Çoğunluk diktatörlüğü
Türkiye’de tarafsız ve milli yayın politikası izleyen televizyon kanallarının sahipleri çeşitli bahanelerle tutuklanıp içeri atıldı. İktidar kendisini eleştiren televizyoncu ve köşe yazarlarını görsel ve yazılı basın dünyasından sildi. AKP iktidarı, kimi medya gurubunu korkutarak, kimisini satın alarak kimisine de el koyarak saf dışı bıraktı. Türkiye medyası bugün fiilen AKP medyası haline gelmiştir.
Başbakan Erdoğan 2010 Şubat ayında şu sözleri etmiştir: “Şimdi o gazetelerin patronlarına sesleniyorum, ’ne yapayım, köşe yazarı, hâkim olamıyorum’ diyemezsin. ‘Sen bunun sorumlususun arkadaş’ diyeceksin”.
Demokratik bir ülkede demokrat bir insanın ağzından çıkmayacak bu tehdit ve baskı içeren sözler, Türkiye’de Başbakan’ın ağzından çıkmıştır. Bu sözlerin ardından merkez medyanın önemli köşe yazarları ve televizyoncuları işinden olmuş, geride kalanlar ise sinmiş ve seslerini iyice kısmışlardır.
Gazetecilere ve karikatüristlere Başbakan Erdoğan tarafından açılan sayısız dava, medya patronlarının Dolmabahçe’ye çağırılıp tehdit edilmesi, patronlar üzerinde kurulan baskılarla gazetecilerin işlerinden kovdurulması, çeşitli davalar konu edilerek yüzü aşkın gazetecinin tutuklanması, internet sitelerinin kapatılması, AKP’nin siyasi muhalefet bir yana, entelektüel muhalefete bile sıfır tolerans uyguladığını gösterir.
Bizzat Başbakan Erdoğan, STK’ları ‘Bitaraf olan bertaraf olur’ tehdidi ile sindirdi.
Tutuklamalar, bitmek tükenmek bilmeyen yargılamalar, dinlemeler, suçlamalar, operasyonlar derken Türkiye korku cumhuriyetine döndürülmüştür.

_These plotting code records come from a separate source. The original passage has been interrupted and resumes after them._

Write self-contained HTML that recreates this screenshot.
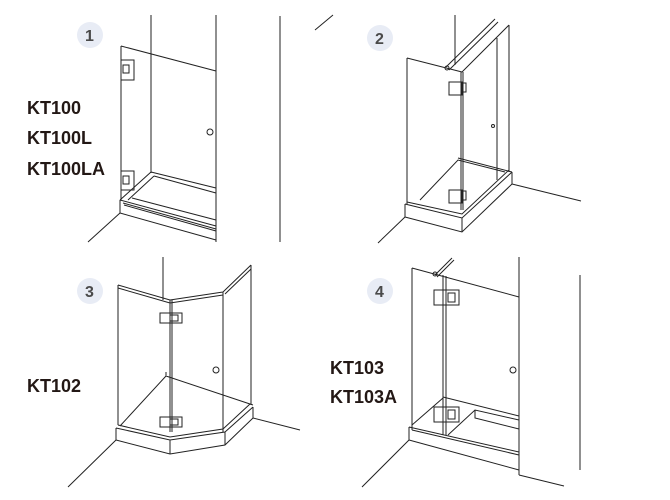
<!DOCTYPE html>
<html><head><meta charset="utf-8"><style>
html,body{margin:0;padding:0;background:#fff;width:670px;height:500px;overflow:hidden}
svg{display:block}
.l{stroke:#222;stroke-width:1;fill:none}
.t{font-family:"Liberation Sans",sans-serif;font-weight:bold;font-size:18px;fill:#231815}
.n{font-family:"Liberation Sans",sans-serif;font-weight:bold;font-size:16px;fill:#4a4a4a}
</style></head><body>
<svg width="670" height="500" viewBox="0 0 670 500">
<g fill="#e8ecf5"><circle cx="90" cy="35" r="13"/><circle cx="380" cy="38" r="13"/><circle cx="90" cy="291" r="13"/><circle cx="380" cy="291" r="13"/></g>
<text class="n" x="85" y="41">1</text><text class="n" x="375" y="44">2</text><text class="n" x="85" y="297">3</text><text class="n" x="375" y="297">4</text>
<text class="t" x="27" y="114">KT100</text><text class="t" x="27" y="144">KT100L</text><text class="t" x="27" y="175">KT100LA</text>
<text class="t" x="27" y="392">KT102</text>
<text class="t" x="330" y="374">KT103</text><text class="t" x="330" y="403">KT103A</text>
<g class="l">
<path d="M151 15V173M216 15V242M280 16V242"/>
<path d="M121 46V200M121 46L216 71"/>
<rect x="121" y="60" width="13" height="20"/><rect x="123" y="65" width="6" height="8"/>
<rect x="121" y="171" width="13" height="19"/><rect x="123" y="176" width="6" height="8"/>
<circle cx="210" cy="132" r="3"/>
<path d="M120 200L216 226M120 213L216 240M120 200V213M123 203L216 229M124 205L216 231M120 200L151 172M128 200L154 176M154 176L216 193M151 172L216 188M132 198L216 220"/>
<path d="M120 213L88 242"/>
<path d="M455 15V65M315 30L333 15"/>
<path d="M446 67L495 19M449 70L498 22"/><circle cx="447" cy="68" r="2"/>
<path d="M407 58V204M407 58L462 72M461 72V210M463 72V210"/>
<path d="M462 72L509 25M509 25V172M497 38V180"/>
<rect x="449" y="82" width="13" height="13"/><rect x="462" y="83" width="4" height="9"/>
<rect x="449" y="190" width="13" height="13"/><rect x="462" y="191" width="4" height="9"/>
<circle cx="493" cy="126" r="1.5"/>
<path d="M405 204L462 218L512 172M405 217L462 232L512 184M405 204V217M462 218V232M512 172V184M407 202L462 214L509 170M420 200L458 160L505 172M458 158L512 172"/>
<path d="M405 217L378 243M512 184L581 201"/>
<path d="M163 257V300"/>
<path d="M118 285V425M118 285L170 300M118 288L170 303M170 300V432M172 300V432"/>
<path d="M170 300L223 292M170 303L223 295M223 292V432M223 292L251 265M225 294L251 269M251 265V405"/>
<rect x="160" y="313" width="22" height="10"/><rect x="170" y="315" width="8" height="6"/>
<rect x="160" y="417" width="22" height="10"/><rect x="170" y="419" width="8" height="6"/>
<circle cx="216" cy="370" r="3"/>
<path d="M116 428L170 440L225 432L253 407M116 440L170 454L225 445L253 418M116 428V440M170 440V454M225 432V445M253 407V418M120 426L166 376L253 405M166 376V372M118 425L170 437L223 429L250 404"/>
<path d="M116 440L68 487M253 418L300 430"/>
<path d="M519 257V475M580 275V470"/>
<path d="M435 275L452 258M437 277L454 260"/><circle cx="435" cy="274" r="2"/>
<path d="M412 268V430M412 268L519 297M443 275V435M446 276V435"/>
<rect x="434" y="290" width="25" height="15"/><rect x="448" y="293" width="7" height="9"/>
<rect x="434" y="407" width="25" height="15"/><rect x="448" y="410" width="7" height="9"/>
<circle cx="513" cy="370" r="3"/>
<path d="M409 427L519 452M409 440L519 470M409 427V440M412 430L519 455M443 397L519 416M412 425L443 398M448 435L475 410L519 420M475 410V418L519 429"/>
<path d="M409 440L362 487M519 475L564 486"/>
</g>
</svg>
</body></html>
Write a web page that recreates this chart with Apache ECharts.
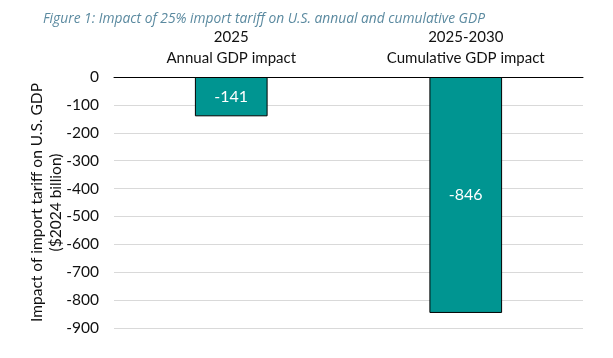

AKP on yıllık iktidarı döneminde kendisine yönelik sivil muhalefeti sindirip teslim aldıktan sonra var gücüyle siyasi muhaliflerini etkisizleştirmeye ve marjinalleştirmeye yönelmiştir.

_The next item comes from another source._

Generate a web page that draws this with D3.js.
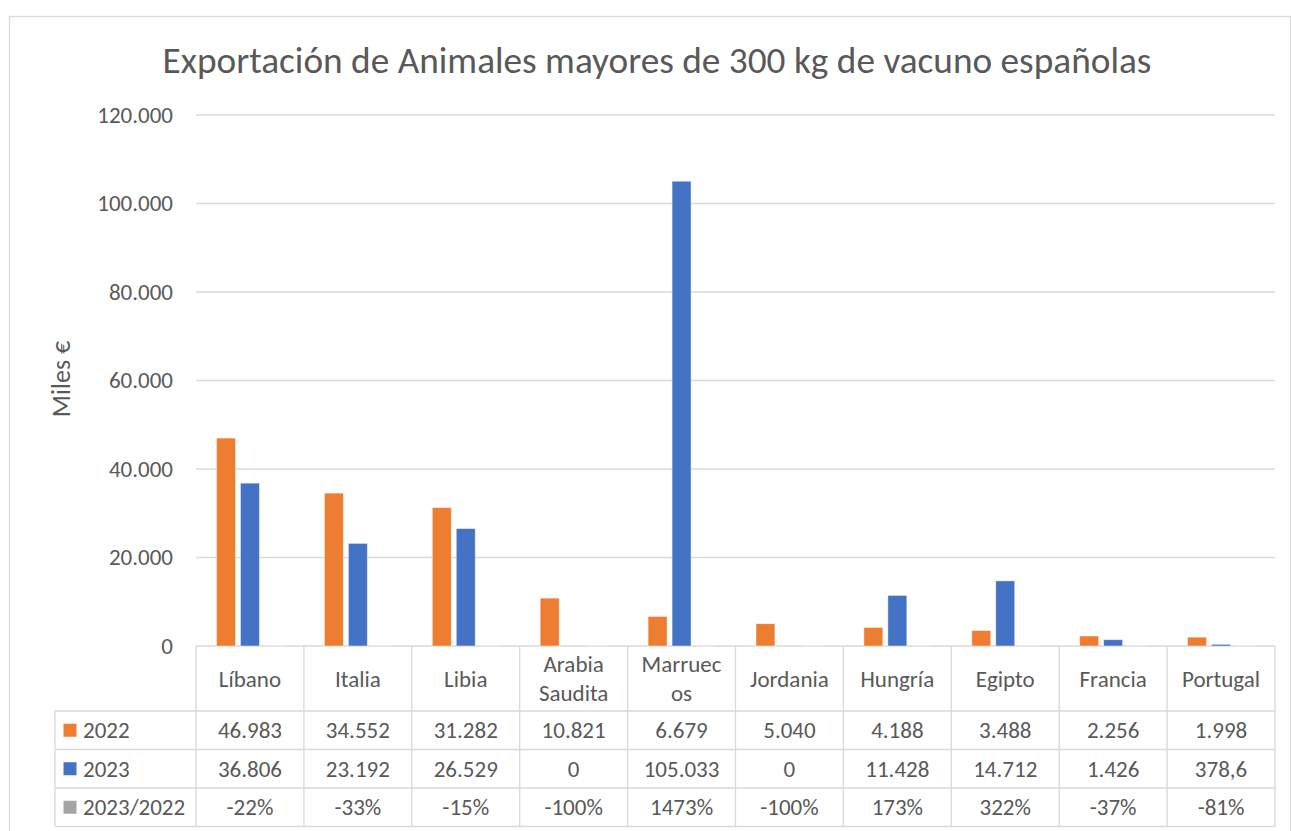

Gelinen aşamada Türkiye’de artık AKP basını, AKP medyası, AKP bürokrasisi, AKP burjuvazisi, AKP sendikası, AKP STK’sı, AKP aydını vardır. Devlet aygıtı ise AKP’nin aracı haline gelmiştir.
Türkiye’de asimetrik bir siyaset giderek daha da belirgin hale gelmiş bulunmaktadır. Durum maalesef giderek kötüleşmektedir.

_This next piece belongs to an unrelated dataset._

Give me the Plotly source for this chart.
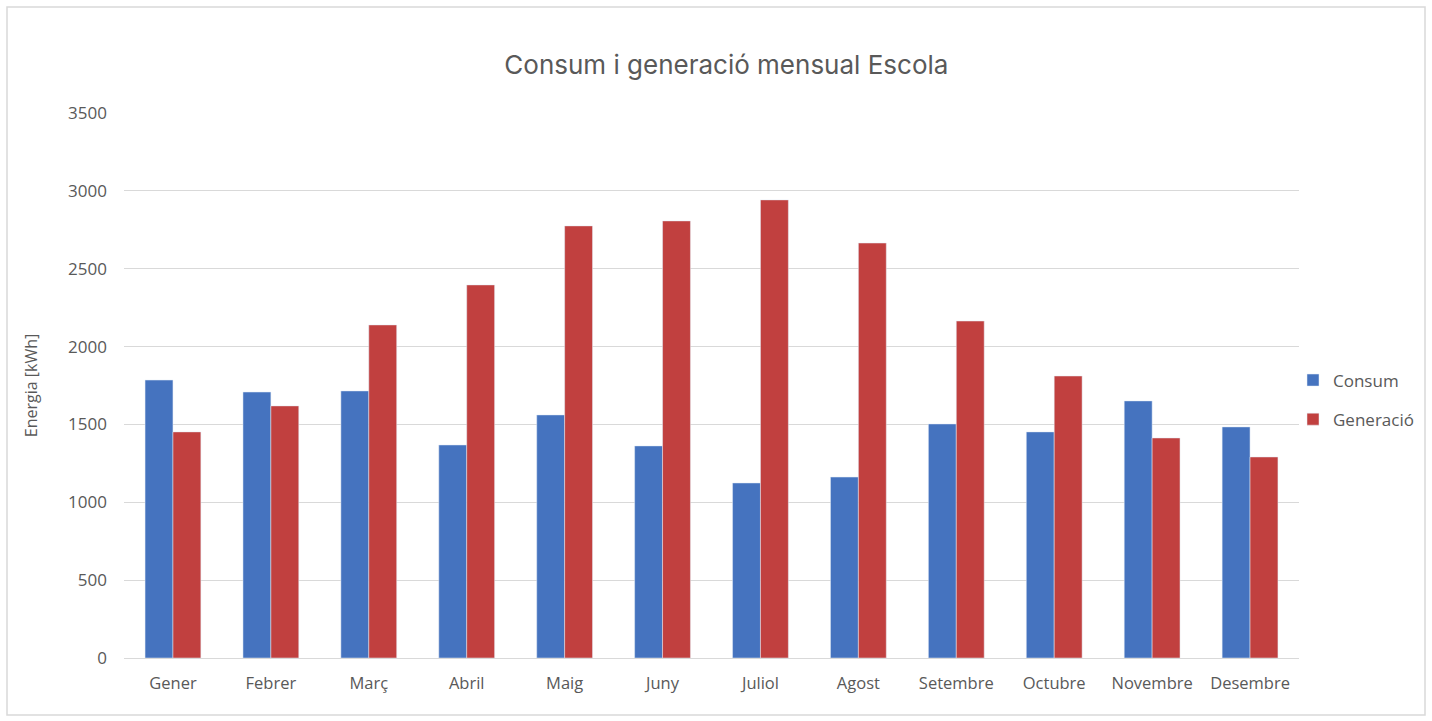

Bilindiği gibi AK Parti iktidarı TBMM’nin açılışıyla birlikte genel kurul çalışmalarının televizyondan yayınlanmasını sınırlandırdı. Böylece parlamento içi muhalefetin sesi iyiden iyiye kısılmış oldu.
İktidar, TBMM’deki sayısal üstünlüğüne rağmen TBMM’den çıkardığı kanunlarla değil Bakanlar Kurulundan çıkardığı 35 KHK’yla adeta Türkiye’nin DNA’sını değiştirmiştir.
Bütün bu yasaya ve formaliteye uydurulmuş baskı yöntemleriyle yetinmeyen AKP, Türkiye’yi, ileri demokrasi söylemleri altında bir çeşit polis devletine çevirmiştir.
AKP iktidarı, muhalefetin sesinin duyurulmaması için bir yandan Meclisten televizyon yayınlarını kısarken diğer yandan da iç tüzüğü değiştirme kararı almış, iç tüzüğü değiştirerek çoğunluğun kesin ve tam egemenliğini kurmak üzere harekete geçmiştir.
AK Partinin tüzük değişikliğinin bir tek amacı vardır, o da muhalefeti marjinalleştirmektir.
Bu değişiklikle TBMM İç tüzüğünün mevcut bürokratik ve hiyerarşik yapısı, muhalefet aleyhine daha da sertleştirilmiş olacaktır. Değişiklik iktidar gurubunu daha güçlü ve baskın, muhalefeti ise etkisiz ve edilgen kılmaya yöneliktir. Muhalefetin konuşma sürelerinin kısılması ile iktidar, muhalefetin görüşlerinin halka ulaşmasını büyük ölçüde engellemiş olacaktır.
TBMM iç tüzüğü iktidarın istediği şekilde değiştirilirse bundan böyle TBMM’de muhalefet, formaliteye indirgenmiş olacaktır. Bu durum AKP’ye karşı siyasi muhalefetin toplumsal muhalefete dönüşmesine ve sonuçta muhalefetin TBMM çatısının dışına taşmasına neden olacaktır.
AKP iktidarının gücüne mağrur olup demokratik sınırları aşmaya kalkışmasının bedelini bütün Türkiye ödeyecektir. Umarız bu bedel ağır olmaz!